I haven't written in a few days ... OK, maybe it has been over a week. Whoops! I have been completely checked out. Not sure what was going on. Pure exhaustion and pain. And honestly, very little brain function ... thus, no blog post. But, I am back, and full of wisdom and thoughts. OH BOY, I hope you are ready!
Even though I haven't been writing, I have been reading. Reading up on lots of blogs. I really enjoy reading what others think and feel about being a mother, or a wife, or a crafter. 9 times out of 10 I really get something out of what I read. Insight on what I could do better, or even sometimes a pat on the back for something I feel I am doing right!
Then, there is that 1 time out of 10 that I stumble upon a blog posting that really bothers me. Something that really doesn't help anyone better themselves or really shed a positive light on life. All the blog post does is glorify the writer. Now, I completely understand where blogging can kind of be a "look at me" type of land. Just like Facebook, Twitter and Myspace (does anyone still use this?) ... it is a great way to show our accomplishments, praise our loved ones and keep in touch. I use these for all of the above ... and even to brag on how I have the best husband in the world, but only of course, because I do in fact, have the best!! (hope you are reading this Mike). But, some go beyond.
I have noticed this in life lately also. A few different groups of Moms that I have been with seem to get like this too. Conversations almost turn in to a competition between Moms and/or Wives, especially those that stay at home. It turns into a "Well MY husband does this, or MY kid can read and he is only 2 or MY house is SO big or MY car is SO great!" If your husband has a great job, I am the first to congratulate you!
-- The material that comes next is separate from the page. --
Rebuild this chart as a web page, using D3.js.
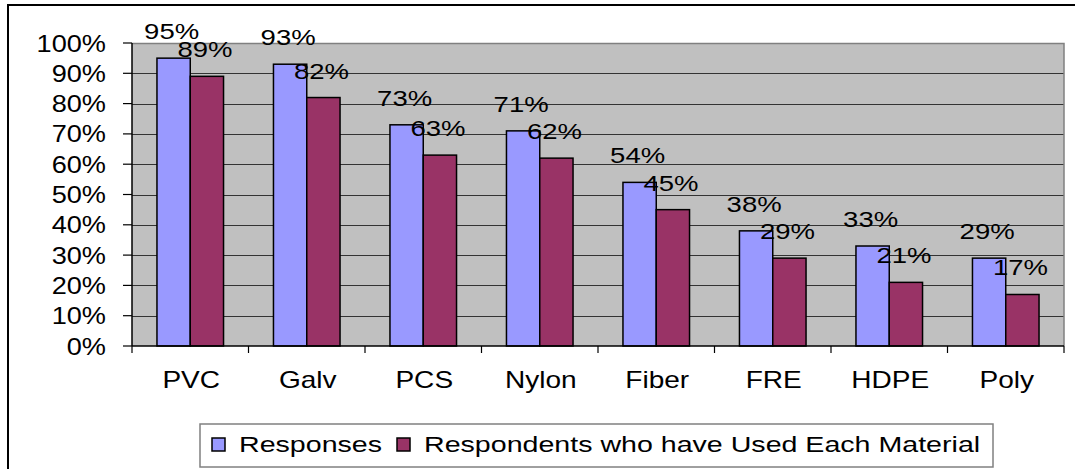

If your son/daughter can read by 2, that is incredibly impressive! If you have a huge house or big expensive car, good for you! That is awesome! But does that make you a better mom or wife? I can understand these things coming up in conversation, but does it need to be the introduction or basis to discussion? I don't believe so!
Now, don't get me wrong. I am not coming at this from a place of jealousy. Trust me. My husband has a great job that allows me to stay home with our three daughters. Our oldest was easily reading by the age of 3 and memorizing books cover to cover before that. (our youngest will be lucky to read by 2nd grade -- just joking .. I hope!) We have a decent size house, well at least what I consider decent (especially when I am cleaning it ALL THE TIME). 2,000 sq ft upstairs and a full 2,000 sq ft downstairs (unfinished at the moment but the upstairs is plenty large for our family of 5). I drive a nice SUV, our kids go to great schools and we can afford to dress them in nice clothes(maybe a size or two small) and feed them at LEAST once a day! (again, just kidding.)
I guess the point I am trying to make here is that people are different and want different things. I don't understand how hanging out with a bunch of Moms turns into a competition (maybe it is the catty girl trapped inside of us). It really shouldn't! Tonight, I had a great time hanging out with a group of women, most of which were Moms. They were all wives of some of the men my husband works with and they all have the opportunity to stay at home. We had a great time giving advice of "this helped me when I potty-trained mine" type of advice, not "well, mine was potty-trained by 6 months". (darn it Kynslee, you are 7 months and still in those diapers?!?!)
The only thing in my list of what I have that makes me a better mom to MY children is that my husband has a great job that allows me to stay home with them. And, I say a better Mom to MY children because that doesn't work for every family. Some Moms do more for their family by having a job OUTSIDE of the home. I have said it in many of my previous posts that God put me on this great earth to be a wife and a mother. It doesn't make me any better or worse than the next Mom/Wife ... just different. It works for my family. And, on top of all that, I am NOT in high school anymore. The bragging and boasting on what I have and you don't seems like high school garbage to me. Maybe even worse, Jr. High. I am certainly beyond that. And I am trying to instill much better view points in my child. What you have or don't have does NOT make you a better person. It is who you are on the inside. It is how you make others feel when you are around ... that is what makes people like you.
I think as women and mothers and wives, we need to come together as a support group!Our husbands, as much as they do for us, just don't understand how a woman feels on some things. I guess that is what I envisioned a "moms group" to be! I am a part of our local MOPS group and I have just that with them. The moms are so inspirational and helpful. No one brags about what they have or what they can afford. It is just a group of women, getting together to support one another through the harder parts of motherhood. And there to be joyous together in times of happiness! My Bible Study group is this way as well. I don't feel like I am any better or worse of a mother than them when I am around them. We can talk about things that really matter!
Maybe these groups are different because the first and foremost reason we are together is God. We pray for each other and put Him first in our meetings. Maybe I am wrong, but that is what I am noticing.
Anyway, so enough of my ranting for now. I know most of my other postings were more positive and upbeat but this blog is for me to write about my feelings and my views and my opinions. And, this is one that has been weighing heavily on my heart and my brain. So, now I got it off my chest and I can breath again!!
Does anyone else notice this in their playgroups? Am I the only one? Does it feel like a big competition or am I reading to far into these conversations? Let me know your thoughts!!